By Shawna Kulpa
Jewelers’ workshops have likely never been as clean as they are right now. With precious metals prices on the rise, many jewelers are taking the opportunity to scour every inch of their shops, hoping to capture each and every errant particle of gold to send in for refining to take advantage of the elevated metal prices.
Perhaps you’ve been doing some fall shop cleaning of your own. But are you really capturing all the precious metal that you could? And how do you know if, in your efforts to maximize your refining return, you’re not wasting money sending in materials for refining that won’t give you a return on investment? The following are some tips that you can put to use to help guarantee that you’re maximizing your metal returns.
To David Siminski, vice president of sales and marketing at United Precious Metal Refining in Alden, New York, “the biggest thing that [you] can do is to build a relationship with your refiner so you can always ask them questions.” Whether it’s regarding how they’ll process your lot or whether or not something is worth sending in for processing, they’ll help you to understand the refining process, their fee structure, and when something does or doesn’t make sense for refining.
“Build that rapport,” he says. “Education and knowledge are the key.”
Any refiner will tell you that one of the most important things that jewelers can do is to separate their scrap. While it’s not necessary to separate gold by karat and color (though it would help your record keeping, you should plan to combine all of the gold into one lot for processing), gold and silver should be kept separate from platinum group metals. “When platinum and palladium are mixed in with gold and silver, the lot is more expensive to refine,” says Siminski. “It can be done, but it’s more way more costly.”
Also, you may see a better return if you separate higher-grade bench sweeps from lower-grade floor sweeps. “As the precious metal percentage goes down, so does your return,” says John Antonacci, director of marketing and strategic accounts at Gannon & Scott in Cranston, Rhode Island. “For example, you could have 50 percent gold content in high-grade sweeps, diluted down to 20 percent by mixing with a low-grade lot. ”
While Antonacci would love to see jewelry manufacturers employ a clean room mentality, with all employees outfitted in HAZMAT suits, gloves, and booties, he recognizes that it’s not realistic.
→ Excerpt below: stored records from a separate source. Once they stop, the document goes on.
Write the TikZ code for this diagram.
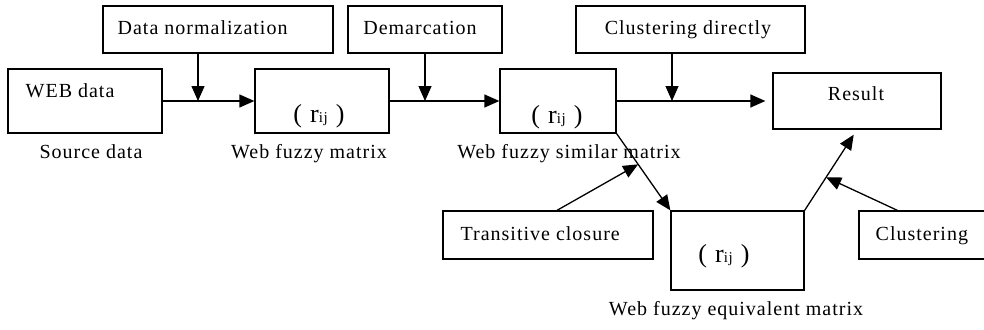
\documentclass[tikz,border=0pt]{standalone}
\usepackage{fontspec}
\setmainfont{Liberation Serif}[LetterSpace=5]
\usetikzlibrary{arrows.meta,calc}
\tikzset{>={Triangle[length=15pt,width=13pt]}}
\tikzset{box/.style={draw, inner sep=0pt}, txt/.style={inner sep=0pt}}
\newcommand{\rij}{{\fontsize{26}{28}\selectfont(\hspace{8pt}r{\fontsize{15}{15}\selectfont ij}\hspace{8pt})}}

\begin{document}
\begin{tikzpicture}[x=1pt, y=-1pt, line width=1.3pt, font=\fontsize{20}{23}\selectfont]
    \useasboundingbox (0,0) rectangle (984,329);
    \node [box, minimum width=230, minimum height=47] (norm) at (218,29.5) {};
    \node [box, minimum width=154, minimum height=47] (dem) at (425,29.5) {};
    \node [box, minimum width=229, minimum height=47] (cd) at (690.5,29.5) {};
    \node [box, minimum width=154, minimum height=64] (web) at (85,101) {};
    \node [box, minimum width=134, minimum height=64] (m1) at (322,101) {};
    \node [box, minimum width=116, minimum height=64] (m2) at (558,101) {};
    \node [box, minimum width=168, minimum height=56] (res) at (857,101) {};
    \node [box, minimum width=210, minimum height=48] (tc) at (548,235) {};
    \node [box, minimum width=133, minimum height=79] (m3) at (737.5,250.5) {};
    \node [box, minimum width=141, minimum height=48] (cl) at (929.5,235) {};

    \node [txt, anchor=base west] (normtext) at (117,35) {Data normalization};
    \node [txt, anchor=base] (demtext) at (420,35) {Demarcation};
    \node [txt, anchor=base] (cdtext) at (688,35) {Clustering directly};
    \node [txt, anchor=base west] (webtext) at (25,97) {WEB data};
    \node [txt, anchor=base] (restext) at (856,100) {Result};
    \node [txt, anchor=base west] (tctext) at (460,240) {Transitive closure};
    \node [txt, anchor=base west] (cltext) at (875,240) {Clustering};
    \node [txt, anchor=base] (m1text) at (319,122) {\rij};
    \node [txt, anchor=base] (m2text) at (557,123) {\rij};
    \node [txt, anchor=base] (m3text) at (724,262) {\rij};

    \node [txt, anchor=base] (srclbl) at (91,158) {Source data};
    \node [txt, anchor=base] (m1lbl) at (309,158) {Web fuzzy matrix};
    \node [txt, anchor=base] (m2lbl) at (569,158) {Web fuzzy similar matrix};
    \node [txt, anchor=base] (m3lbl) at (736,315) {Web fuzzy equivalent matrix};

    \coordinate (j1) at (198,101);
    \coordinate (j3) at (672,101);
    \coordinate (j4) at ($(m2.south east)!0.4!(m3.north west)$);
    \coordinate (j5) at ($(m3.north east)!0.41!(res.south)$);

    \draw [->] (web.east) -- (m1.west);
    \draw [->] (j1 |- norm.south) -- (j1);
    \draw [->] (m1.east) -- (m2.west);
    \draw [->] (dem.south) -- (dem.south |- m1.east);
    \draw [->, shorten >=7pt] (m2.east) -- (res.west);
    \draw [->] (j3 |- cd.south) -- (j3);
    \draw [->] (m2.south east) -- (m3.north west);
    \draw [->] ([xshift=9pt]tc.north) -- (j4);
    \draw [->, shorten >=6pt] (m3.north east) -- (res.south);
    \draw [->] ([xshift=39pt]cl.north west) -- (j5);
\end{tikzpicture}
\end{document}
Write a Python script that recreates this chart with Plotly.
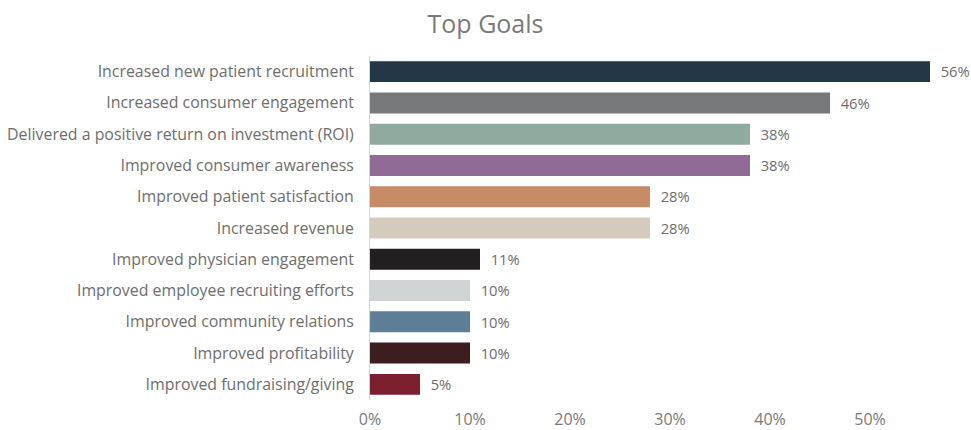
import plotly.graph_objects as go

goals = [
    "Increased new patient recruitment",
    "Increased consumer engagement",
    "Delivered a positive return on investment (ROI)",
    "Improved consumer awareness",
    "Improved patient satisfaction",
    "Increased revenue",
    "Improved physician engagement",
    "Improved employee recruiting efforts",
    "Improved community relations",
    "Improved profitability",
    "Improved fundraising/giving",
]
shares = [0.56, 0.46, 0.38, 0.38, 0.28, 0.28, 0.11, 0.10, 0.10, 0.10, 0.05]
bar_colors = [
    "#233645", "#77787a", "#8fab9f", "#8f6b95", "#c78b65", "#d4cbbd",
    "#231f20", "#d0d4d4", "#5d7f96", "#3d1d1f", "#7b1f2e",
]
tick_values = [0, 0.1, 0.2, 0.3, 0.4, 0.5]
tick_labels = ["0%", "10%", "20%", "30%", "40%", "50%"]

text_grey = "#6e6e6e"
font_family = "'Open Sans', Lato, sans-serif"

fig = go.Figure(
    go.Bar(
        x=shares,
        y=goals,
        orientation="h",
        marker=dict(color=bar_colors, line=dict(width=0)),
        text=[f"{round(v * 100)}%" for v in shares],
        texttemplate="  %{text}",
        textposition="outside",
        textfont=dict(family=font_family, size=15.5, color=text_grey),
        cliponaxis=False,
        hoverinfo="skip",
    )
)

fig.update_layout(
    width=971,
    height=430,
    margin=dict(l=370, r=3, t=56, b=30),
    paper_bgcolor="white",
    plot_bgcolor="white",
    bargap=0.33,
    showlegend=False,
    title=dict(
        text="Top Goals",
        x=0.5,
        xanchor="center",
        y=0.943,
        yanchor="middle",
        font=dict(family=font_family, size=25, color="#7a7a7a"),
    ),
    font=dict(family=font_family, color=text_grey),
)

fig.update_xaxes(
    range=[0, 0.598],
    tickvals=tick_values,
    ticktext=tick_labels,
    showgrid=False,
    zeroline=False,
    showline=False,
    ticks="",
    ticklabelstandoff=8,
    automargin=False,
    tickfont=dict(family=font_family, size=16, color="#7a7a7a"),
    fixedrange=True,
)

fig.update_yaxes(
    categoryorder="array",
    categoryarray=goals[::-1],
    showgrid=False,
    zeroline=False,
    showline=True,
    linecolor="#d6d6d6",
    linewidth=1,
    ticks="",
    ticklabelstandoff=12,
    automargin=False,
    tickfont=dict(family=font_family, size=15.9, color=text_grey),
    fixedrange=True,
)

fig.write_html("out.html")
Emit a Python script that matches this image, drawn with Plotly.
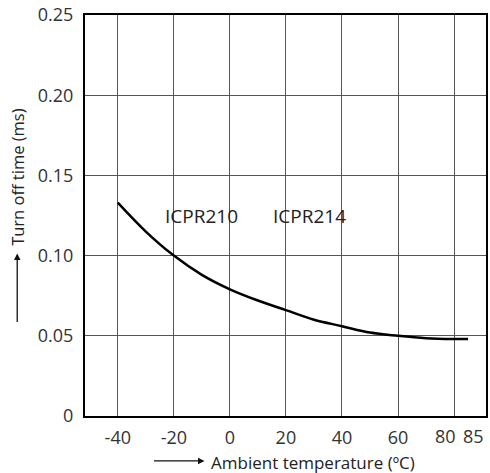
import plotly.graph_objects as go

temps = [-40, -30, -20, -10, 0, 10, 20, 30, 40, 50, 60, 70, 80, 85]
turn_off = [0.133, 0.115, 0.100, 0.088, 0.079, 0.072, 0.066, 0.060, 0.056, 0.052, 0.050, 0.0485, 0.048, 0.048]

x_ticks = [-40, -20, 0, 20, 40, 60]
x_ticklabels = ["-40", "-20", "0", "20", "40", "60"]
x_end_ticks = [80, 85]
x_end_labels = ["80", "85"]
x_grid = [-40, -20, 0, 20, 40, 60, 80]
y_ticks = [0, 0.05, 0.10, 0.15, 0.20, 0.25]
y_ticklabels = ["0", "0.05", "0.10", "0.15", "0.20", "0.25"]

labels = ["ICPR210", "ICPR214"]
label_x = [-10, 28.5]
label_y = [0.1245, 0.1245]

FONT = "Open Sans"
XR = [-51.7, 91.4]

fig = go.Figure()
fig.add_trace(go.Scatter(x=temps, y=turn_off, mode="lines",
                         line=dict(color="black", width=2.5, shape="spline"),
                         showlegend=False, hoverinfo="skip"))
fig.add_trace(go.Scatter(x=[XR[0]], y=[0], xaxis="x2", mode="markers",
                         marker=dict(opacity=0), showlegend=False, hoverinfo="skip"))

for t, xx, yy in zip(labels, label_x, label_y):
    fig.add_annotation(x=xx, y=yy, text=t, showarrow=False,
                       font=dict(family=FONT, size=19, color="#222"))

# closely spaced end tick labels (80, 85)
for v, t, anchor, shift in zip(x_end_ticks, x_end_labels, ["right", "left"], [4, -7]):
    fig.add_annotation(x=v, xref="x", y=0, yref="paper", text=t, showarrow=False,
                       xanchor=anchor, yanchor="middle", xshift=shift, yshift=-20,
                       font=dict(family=FONT, size=18, color="#333"))

# axis titles
fig.add_annotation(xref="paper", yref="paper", x=-0.169, y=0.597, text="Turn off time (ms)",
                   textangle=-90, showarrow=False, xanchor="center", yanchor="middle",
                   font=dict(family=FONT, size=16.5, color="#222"))
fig.add_annotation(xref="paper", yref="paper", x=-0.169, y=0.405, ax=0, ay=70,
                   text="", showarrow=True, arrowhead=2, arrowsize=1, arrowwidth=1.3,
                   arrowcolor="#111")
fig.add_annotation(xref="paper", yref="paper", x=0.568, y=-0.117, text="Ambient temperature (ºC)",
                   showarrow=False, xanchor="center", yanchor="middle",
                   font=dict(family=FONT, size=17, color="#222"))
fig.add_annotation(xref="paper", yref="paper", x=0.298, y=-0.112, ax=-52, ay=0,
                   text="", showarrow=True, arrowhead=2, arrowsize=1, arrowwidth=1.3,
                   arrowcolor="#111")

fig.update_layout(
    width=490, height=473,
    margin=dict(l=85, r=2, t=14, b=57),
    paper_bgcolor="white", plot_bgcolor="white",
    xaxis=dict(range=XR, tickvals=x_ticks, ticktext=x_ticklabels, tickangle=0,
               showgrid=False, zeroline=False,
               showline=True, linecolor="black", linewidth=2, mirror=True,
               ticks="", ticklabelstandoff=4,
               tickfont=dict(family=FONT, size=18, color="#333")),
    xaxis2=dict(range=XR, overlaying="x", tickvals=x_grid, showgrid=True,
                gridcolor="#555", gridwidth=1, showticklabels=False, zeroline=False,
                showline=False, ticks="", side="bottom"),
    yaxis=dict(range=[0, 0.25], tickvals=y_ticks, ticktext=y_ticklabels,
               showgrid=True, gridcolor="#555", gridwidth=1, zeroline=False,
               showline=True, linecolor="black", linewidth=2, mirror=True,
               ticks="", ticklabelstandoff=6,
               tickfont=dict(family=FONT, size=18, color="#333")),
)
fig.write_html("out.html")
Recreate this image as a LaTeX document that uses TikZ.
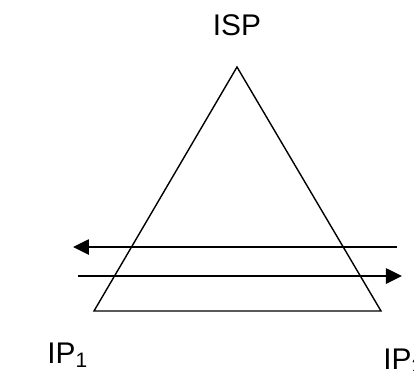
\documentclass[tikz,border=0pt]{standalone}
\usepackage{fontspec}
\setmainfont{Liberation Sans}
\usetikzlibrary{arrows.meta, positioning}

\begin{document}
\begin{tikzpicture}[x=0.02cm, y=-0.02cm,
  lbl/.style={inner sep=0pt, font=\fontsize{17}{20}\selectfont},
  tri/.style={draw, line width=0.8pt, line join=miter},
  e/.style={-{Triangle[length=0.32cm, width=0.3cm]}, line width=1.5pt}]
  \useasboundingbox (0,0) rectangle (414,370);
  % triangle corners
  \coordinate (top) at (237,67);
  \coordinate (bl)  at (94,311);
  \coordinate (br)  at (381,311);
  \draw[tri] (top) -- (bl) -- (br) -- cycle;
  % arrow ends
  \coordinate (a1) at (397,247);
  \coordinate (a2) at (73,247);
  \coordinate (b1) at (78,276);
  \coordinate (b2) at (402,276);
  \draw[e] (a1) -- (a2);
  \draw[e] (b1) -- (b2);
  % labels
  \node[lbl, anchor=base] (isp) at (237,35) {ISP};
  \node[lbl, anchor=base west] (ip1) at (47,363) {IP\textsubscript{1}};
  \node[lbl, anchor=base west] (ip2) at (383,369) {IP\textsubscript{2}};
\end{tikzpicture}
\end{document}
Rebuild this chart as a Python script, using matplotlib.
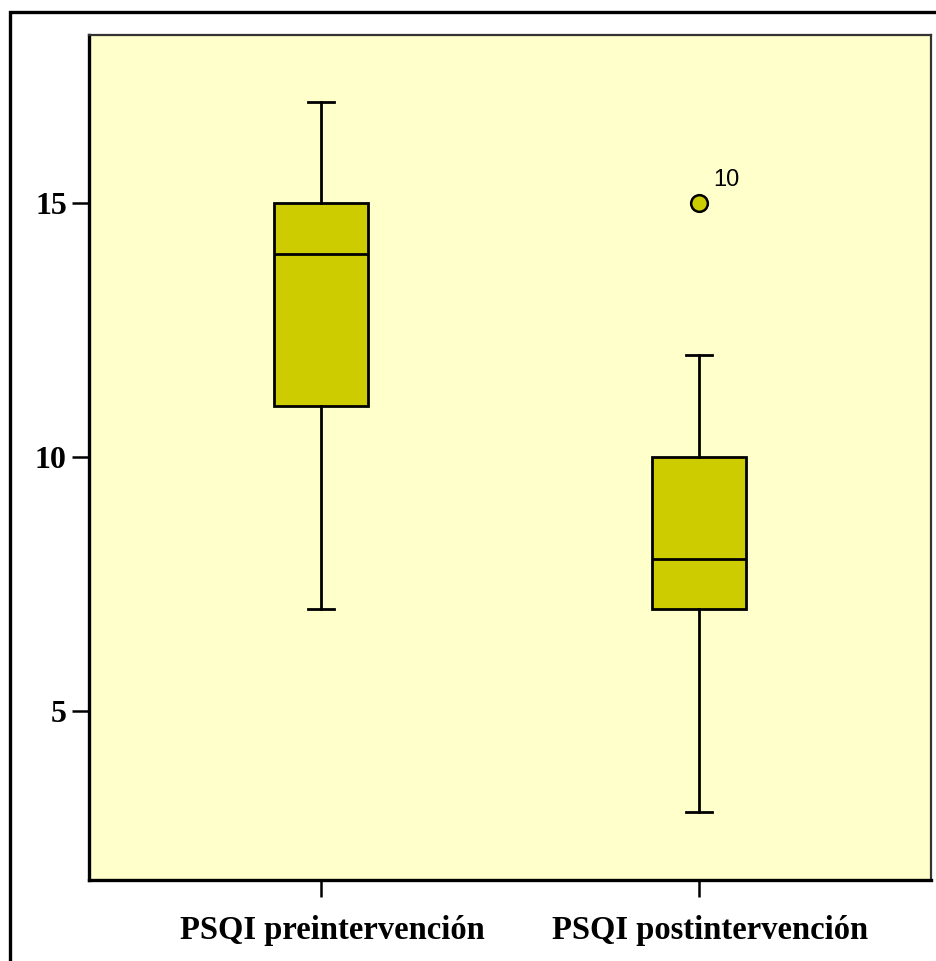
import matplotlib
matplotlib.use("Agg")
import matplotlib.pyplot as plt
from matplotlib.patches import Rectangle

# ----------------------------- data ----------------------------- #
labels = ["PSQI preintervención", "PSQI postintervención"]
whisker_low = [7, 3]
q1 = [11, 7]
median = [14, 8]
q3 = [15, 10]
whisker_high = [17, 12]
outliers = [[], [15]]
outlier_ids = [[], ["10"]]
yticks = [5, 10, 15]

# ----------------------------- colours ----------------------------- #
bg = "#FFFFCC"
box_fill = "#CCCC00"

stats = []
for i in range(len(labels)):
    stats.append({"whislo": whisker_low[i], "q1": q1[i], "med": median[i],
                  "q3": q3[i], "whishi": whisker_high[i], "fliers": outliers[i],
                  "label": labels[i]})

fig = plt.figure(figsize=(9.36, 9.61), dpi=100)
ax = fig.add_axes([89/936, 1 - 880/961, (931 - 89)/936, (880 - 35)/961])
ax.set_facecolor(bg)

positions = [1, 2]
lw = 2.0
ax.bxp(stats, positions=positions, widths=0.25, capwidths=0.07,
       patch_artist=True, showfliers=True,
       boxprops=dict(facecolor=box_fill, edgecolor="black", linewidth=lw),
       medianprops=dict(color="black", linewidth=lw),
       whiskerprops=dict(color="black", linewidth=lw),
       capprops=dict(color="black", linewidth=lw),
       flierprops=dict(marker="o", markerfacecolor=box_fill,
                       markeredgecolor="black", markeredgewidth=1.8,
                       markersize=12))

# case number next to the outlier
for i, pos in enumerate(positions):
    for val, name in zip(outliers[i], outlier_ids[i]):
        ax.annotate(name, (pos, val), xytext=(14, 12), textcoords="offset pixels",
                    fontsize=17, family="Liberation Sans", va="bottom", ha="left")

ax.set_xlim(0.386, 2.614)
ax.set_ylim(1.67, 18.31)
ax.set_yticks(yticks)
ax.set_xticks(positions)
ax.set_xticklabels([])

# category labels sit a little right of their ticks in the original
for pos, name in zip(positions, labels):
    ax.annotate(name, (pos, 0), xycoords=("data", "axes fraction"),
                xytext=(11, -35), textcoords="offset pixels",
                ha="center", va="top", fontsize=23.5,
                family="Liberation Serif", fontweight="bold",
                annotation_clip=False)

for lab in ax.get_yticklabels():
    lab.set_family("Liberation Serif")
    lab.set_fontweight("bold")
    lab.set_fontsize(23)

ax.tick_params(axis="both", direction="out", length=12, width=1.8, color="black")
ax.tick_params(axis="y", pad=4)

for side in ["left", "bottom"]:
    ax.spines[side].set_linewidth(2.4)
    ax.spines[side].set_color("black")
for side in ["top", "right"]:
    ax.spines[side].set_linewidth(1.6)
    ax.spines[side].set_color("#333333")

# outer frame of the exported chart (runs off right and bottom)
fig.patches.append(Rectangle((10/936, -0.1), 1.2, 1 - 12/961 + 0.1,
                             transform=fig.transFigure, fill=False,
                             edgecolor="black", linewidth=2.4, clip_on=False))

fig.savefig("out.png", dpi=100)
However, at the very least he recommends jewelers require employees in production areas to wear booties that can be slipped over shoes and then later collected for refining.
If booties aren’t feasible for a workspace, jewelers should use sticky mats on the floor in front of production area exits. When workers exit the space, any metal on the soles of their shoes will stick to the mats, which can later be sent in for refining. “It would be great if they could get these measures in place,” he says. “It’s for their own sake.”
When it comes to cleaning the floors in your shop area, have just one vacuum that’s used to clean only the shop area. If you use the same vacuum throughout the entire facility, including in lobbies or an attached retail storefront, you risk sucking up non-metal impurities from these other areas. Since the processing charges for refining are based partially on the weight of the material being refined, the more non-precious metal debris that gets sucked up by the vacuum, the more you’ll be paying to refine the lot.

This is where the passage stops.